Incoming frames in the filter graph may be spread across multiple fixed-size IMediaSample Interface buffers. Most demultiplexers in Windows Embedded Compact 2013 ensure that a whole frame is contained within one sample before handing it off to the decoder. When you use one of these demultiplexers, the decoder does not have to handle scatter/gather.

However, the MPEG-2 demultiplexer does require a scatter/gather implementation. Because of the nature of MPEG-2 video encoding, the full frame size may not be known at the container level without actually parsing the sample payload. Instead of parsing the encoded bytes, the MPEG-2 demultiplexer just sends fixed-size IMediaSample buffers to the decoder. If you implement an MPEG-2 decoder, it must be able to gather the video samples.

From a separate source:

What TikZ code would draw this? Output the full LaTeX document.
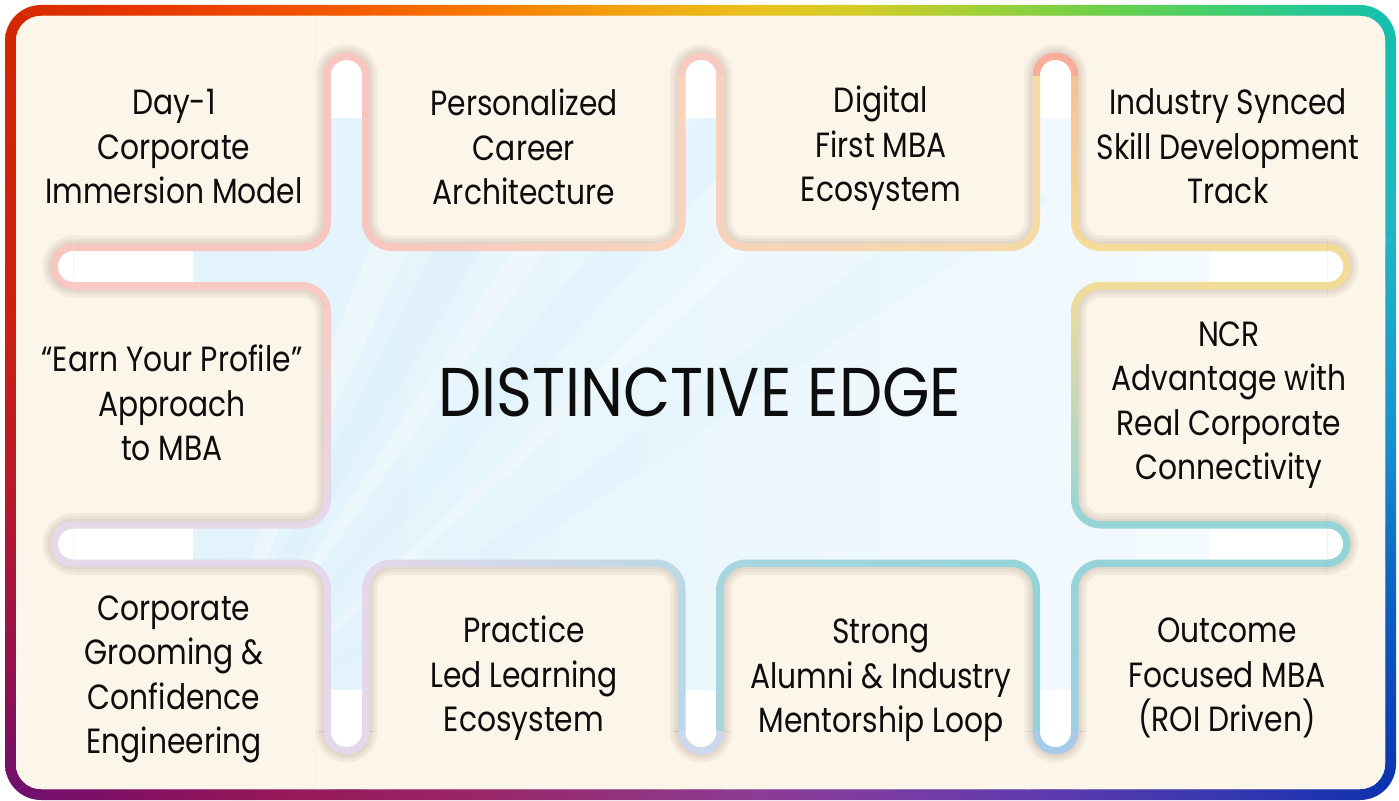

If the underlying decoding hardware of the device supports scatter/gather, it is easy for the decoder filter to reassemble the samples. If it does not support scatter/gather, the MPEG-2 decoder filter must reconstruct the sample by copying the received parts of the sample to memory and merging them before providing the sample to the hardware. The decoder filter determines the length of the complete sample by parsing the sample header and it can determine the length of a partial sample by calling IMediaSample::GetActualDataLength.

MPEG-4-Specific Notes

The following are notes that can be helpful for the decoder implementer to know when using MPEG-4 with Windows Embedded Compact 2013:

The MPEG-4 demultiplexer ensures that every sample fits in a buffer by requesting a buffer size equal to the largest sample in the media on the output allocator.
MPEG-4 seeking always starts from an I-Frame, also known as a key frame or an intra-encoded frame. If a seek is requested to a non-I-Frame, the demultiplexer finds the closest I-Frame and seeks to that location. This process might cause a staggered seek experience if the media that is being played is encoded with very sparse I-Frames.

Note

The decoding of these frames does not depend on information from other frames.